Nei confronti della Banca d’Italia e della Consob, anch’essa responsabile per la sua parte, le associazioni dei risparmiatori stanno affilando le armi e chiamano a raccolta azionisti e obbligazionisti della Popolare di Vicenza per una class action oltre che per costituirsi parte civile all’eventuale processo. Se le autorità di controllo non hanno visto e fatto nulla per anni, potevano forse accorgersi di qualcosa i poveri revisori di Kpmg e il collegio sindacale? Certo che no, e infatti nei bilanci recenti e passati della Popolare di Vicenza non c’è traccia di rilievi: tutto perfetto. E che dire dei consiglieri d’amministrazione?
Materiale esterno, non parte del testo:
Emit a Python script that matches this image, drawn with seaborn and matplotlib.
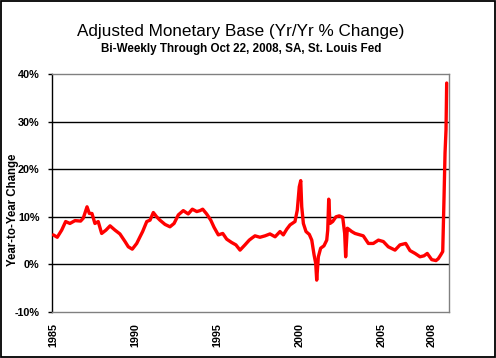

Possibile che in tutti questi anni non siano stati sfiorati dal dubbio?
Mentre gli azionisti popolare di Vicenza iniziano a rendersi conto che nei loro confronti il “bail in” è scattato ben prima del 2016 e che il taglio del 23% del valore delle azioni operato all’ultima assemblea era solo un piccolo assaggio di ciò che li aspetta, viene naturale domandarsi come possa recuperare fiducia presso il pubblico una banca che tiene salde sulle loro poltrone figure apicali come il presidente Zonin che sono tra i principali artefici di questo disastro. E non solo lui: nel consiglio ci sono due indagati per gli stessi reati (e altri forse si aggiungeranno), il collegio sindacale è formato dalle stesse persone che nulla hanno visto e i revisori sono gli stessi di sempre. Se non si può perdere nemmeno un istante per fare tabula rasa di chi per anni ha approvato bilanci fasulli, significa forse che la situazione di Vicenza è ben più grave di come sia stata finora dipinta.